■ **What is needed**
Leave out the pictures and reproduce all of the data exactly.
──────── Information provided
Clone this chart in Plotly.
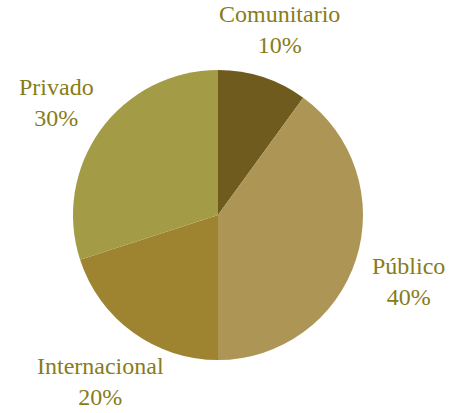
import math
import plotly.graph_objects as go

# Funding sources share
labels = ["Comunitario", "Público", "Internacional", "Privado"]
values = [10, 40, 20, 30]
colors = ["#6f5b1e", "#ad9555", "#9e8431", "#a39b46"]

W, H = 451, 413
# pie placement in pixels (centre and radius) -> domain fractions
CX, CY, R = 218, 215, 145
LABEL_R = 200   # radius at which category labels are centred
LABEL_DY = 5    # small downward nudge so the two-line block sits visually centred

dom_x = [(CX - R) / W, (CX + R) / W]
dom_y = [1 - (CY + R) / H, 1 - (CY - R) / H]

fig = go.Figure(
    go.Pie(
        labels=labels,
        values=values,
        sort=False,
        direction="clockwise",
        rotation=0,
        marker=dict(colors=colors, line=dict(width=0)),
        textinfo="none",
        hoverinfo="label+percent",
        showlegend=False,
        domain=dict(x=dom_x, y=dom_y),
    )
)

# labels sit on each slice's bisector, outside the pie
total = sum(values)
annotations = []
cum = 0
for lab, v in zip(labels, values):
    mid = (cum + v / 2) / total * 2 * math.pi  # clockwise from 12 o'clock
    cum += v
    px = CX + LABEL_R * math.sin(mid)
    py = CY - LABEL_R * math.cos(mid) + LABEL_DY
    annotations.append(
        dict(
            x=px / W,
            y=1 - py / H,
            xref="paper",
            yref="paper",
            xanchor="center",
            yanchor="middle",
            showarrow=False,
            align="center",
            text=f"{lab}<br>{round(v / total * 100)}%",
            font=dict(family="Liberation Serif", size=24, color="#877c1b"),
        )
    )

fig.update_layout(
    width=W,
    height=H,
    margin=dict(l=0, r=0, t=0, b=0),
    paper_bgcolor="white",
    plot_bgcolor="white",
    annotations=annotations,
)

fig.write_html("out.html")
────────────────
■ **Output of the task**
Clone this chart in Plotly.
import math
import plotly.graph_objects as go

# Funding sources share
labels = ["Comunitario", "Público", "Internacional", "Privado"]
values = [10, 40, 20, 30]
colors = ["#6f5b1e", "#ad9555", "#9e8431", "#a39b46"]

W, H = 451, 413
# pie placement in pixels (centre and radius) -> domain fractions
CX, CY, R = 218, 215, 145
LABEL_R = 200   # radius at which category labels are centred
LABEL_DY = 5    # small downward nudge so the two-line block sits visually centred

dom_x = [(CX - R) / W, (CX + R) / W]
dom_y = [1 - (CY + R) / H, 1 - (CY - R) / H]

fig = go.Figure(
    go.Pie(
        labels=labels,
        values=values,
        sort=False,
        direction="clockwise",
        rotation=0,
        marker=dict(colors=colors, line=dict(width=0)),
        textinfo="none",
        hoverinfo="label+percent",
        showlegend=False,
        domain=dict(x=dom_x, y=dom_y),
    )
)

# labels sit on each slice's bisector, outside the pie
total = sum(values)
annotations = []
cum = 0
for lab, v in zip(labels, values):
    mid = (cum + v / 2) / total * 2 * math.pi  # clockwise from 12 o'clock
    cum += v
    px = CX + LABEL_R * math.sin(mid)
    py = CY - LABEL_R * math.cos(mid) + LABEL_DY
    annotations.append(
        dict(
            x=px / W,
            y=1 - py / H,
            xref="paper",
            yref="paper",
            xanchor="center",
            yanchor="middle",
            showarrow=False,
            align="center",
            text=f"{lab}<br>{round(v / total * 100)}%",
            font=dict(family="Liberation Serif", size=24, color="#877c1b"),
        )
    )

fig.update_layout(
    width=W,
    height=H,
    margin=dict(l=0, r=0, t=0, b=0),
    paper_bgcolor="white",
    plot_bgcolor="white",
    annotations=annotations,
)

fig.write_html("out.html")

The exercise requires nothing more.